Future Facts

Future Facts





Tearing the October page from the calendar—black, witch-hatted cats giving way to Pilgrim-cloaked tabbies high-fiving turkeys—I’m reminded that an image of three cats dressed as wise men in front of a red-stockinged hearth is just thirty days away. I know it’s coming, just like I know that hurricane watching will give way to sleeping with windows open; oak leaves will clog gutters and the culture war flashpoint, ‘happy holidays’ versus ‘Merry Christmas’ will clog checkout lines at Bath & Body.

Even without a scientific study to legitimize it, my intuition tells me that this will be the balsam-scented season of ‘future facts.’ These are not merely facts that have yet to be created, they already exist and merely require discovery. On the surface, this makes sense. The sun was the center of our solar system before that fact was discovered. Gravity, it seems, held people from floating away from the Earth long before it was named. I know that Christmas-kitty December is coming before I even turn the page on the calendar.

Science has given us a methodology for the discovery of facts: observe, hypothesize, test, measure, conclude. Folks engaged in true science argue that this is a thoroughly iterative task: that the work of science is most valuable when we conclude that the hypotheses based upon our casual observations are proved false. A bias toward confirmation has confused many in the lay-community to think that science only works when our hypotheses are affirmed. Contrarily, in the academic world, once an experiment has confirmed a presupposition, this occurrence is treated with such circumspection that scientists insist on its repeatability as affirmation.

Innocent until proven guilty, common law asserts. The court of public opinion, like bastardized science, is not beholden to such standards.

Theorists have shown empirically that the very act of observation can affect results. In the models upon which investigative experiments are built, a bias toward a conclusion affirms the observation.

The media and politicians, and even some politicized scientists-turned-activists have become peddlers of these future facts. They speak the language of science, but have conflated hypothesis with prediction. They’re so invested in driving narrative—narrative, nowhere in the scientific method—that conclusions have overpowered the gathering of data. The mere act of investigation stands as near-equivalence to proof. Witness that, according to a new WaPo-ABC poll, forty nine percent of Americans think Trump committed a crime. Without a shred of non-circumstantial evidence, they tell us to wait for future facts.



Caught up in Hallow’s Eve’s witch-hunting, they will find something. Witch hunts prove themselves. Judge Hathorne (from The Crucible), Ken Starr, and Former-Director Mueller, once set loose upon their investigations, root out lies, deceit, and criminality. Perhaps those lies, deceit and criminality—as in the case of the Manafort indictments—are merely a retread of five year-old facts uncovered and equally unrelated. Perhaps, as in the case of Papadpoulos, an overwhelmed novice does his best to cover up otherwise innocuous, though ridiculously suspect, activities.

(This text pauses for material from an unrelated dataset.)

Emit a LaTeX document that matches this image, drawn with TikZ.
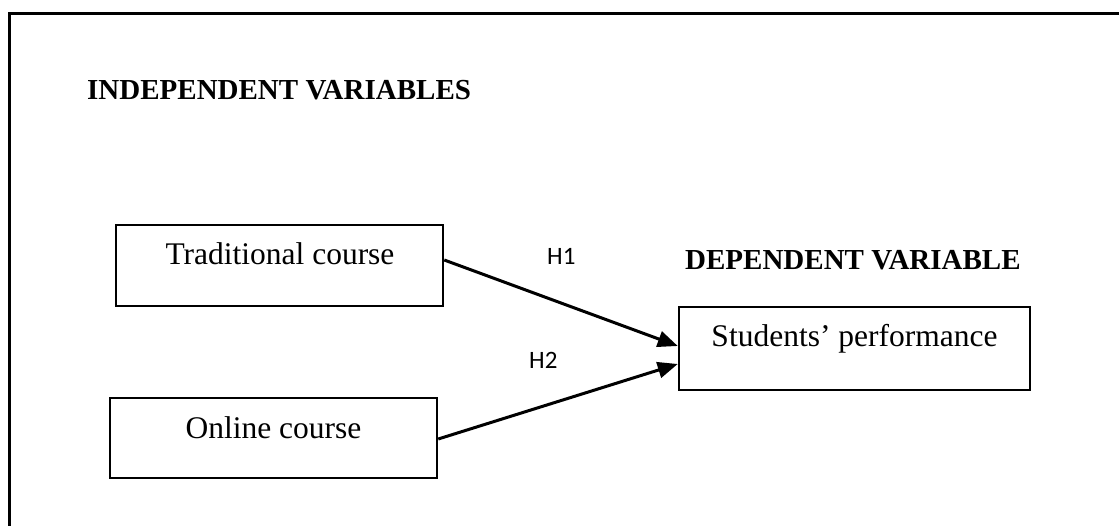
\documentclass[tikz,border=0pt]{standalone}
\usepackage{fontspec}
\setmainfont{Liberation Serif}
\newfontfamily\hfont{Carlito}
\usetikzlibrary{arrows.meta}
\tikzset{
  box/.style={draw=black, line width=2.5pt, rectangle, inner sep=0pt},
  boxtext/.style={anchor=base, inner sep=0pt, font=\fontsize{31.5}{36}\selectfont},
  heading/.style={anchor=base west, inner sep=0pt, font=\fontsize{29}{34}\selectfont\bfseries},
  hlabel/.style={anchor=base west, inner sep=0pt, font=\hfont\fontsize{25}{30}\selectfont},
  link/.style={line width=3pt, -{Triangle[length=20pt,width=16pt]}},
  frame/.style={line width=3pt}
}
\begin{document}
\begin{tikzpicture}[x=1pt,y=-1pt]
\useasboundingbox (0,0) rectangle (1119,526);
\coordinate (fr) at (1119,14);
\coordinate (fc) at (9,14);
\coordinate (fb) at (9,526);
\draw[frame] (fr) -- (fc) -- (fb);

\node[heading] (indep) at (87,100) {INDEPENDENT VARIABLES};
\node[heading] (dep) at (685,270) {DEPENDENT VARIABLE};

\node[box, minimum width=327pt, minimum height=81pt] (trad) at (279.5,265.5) {};
\node[boxtext] (tradtxt) at (280,265) {Traditional course};
\node[box, minimum width=327pt, minimum height=80pt] (online) at (273.5,438) {};
\node[boxtext] (onlinetxt) at (273.5,438) {Online course};
\node[box, minimum width=351pt, minimum height=83pt] (perf) at (854.5,348.5) {};
\node[boxtext] (perftxt) at (854.5,347) {Students’ performance};

\draw[link] ([yshift=5.5pt]trad.east) -- ([yshift=2.5pt]perf.west);
\draw[link] ([yshift=-1pt]online.east) -- ([yshift=-15.5pt]perf.west);

\node[hlabel] (h1) at (547,265) {H1};
\node[hlabel] (h2) at (529,369) {H2};
\end{tikzpicture}
\end{document}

Future facts are not limited to Trump’s (or the Trump Campaign’s or people who once sent an email to Trump’s campaign) collusion with Russia. Nor are they, as fact-futurists from the Republican Party are working to predict, limited to conspiracies that merely await disclosure of their own witch hunts like UraniumOne and golden-showered dossiers.


Then there are future facts that intersect with the man-made causality of climate change, carbon emissions, and the Right’s skepticism toward the self-affirming models that link them. Another favorite flashpoint in the war over scientific Methodism—an orthodoxy that approaches religiosity—occurs where tax cuts and economic growth converge.

As to questions thoroughly unknowable, where thirty and forty year old, long-suppressed and unverifiable memories that exist in the recesses of victims’ and perpetrators’ memories, the facts may never escape he-said-she-said-ism to ever become anything other than perpetually future.

Ultimately, those witches will sink or float—or swing. Future facts will either find the cathartic light of day or will drown in the cauldrons of their own making. The lines between fake news, alternative facts, and future facts are as thin as the veils of hypocrisy and partisan posturing that alternately demand and dismiss them to their own logical ends.

We may find that Trump is guilty of the collusion that set this witch hunt in motion. For some, this would be a political—if not actual—coup. For some, it will be a self-fulfilling prophesy. At the end of this experiment in faux-science, our republic is undermined, our institutions are hollowed, our standing in the world becomes a laughing-stock, and the infidelities of our Proctors replace the civic good toward which even the most imperfect among us can aspire.

I, like you, am ready to tear another page off of the calendar. Sometimes we just need kitten-pics to right the wrongs of time, future facts notwithstanding.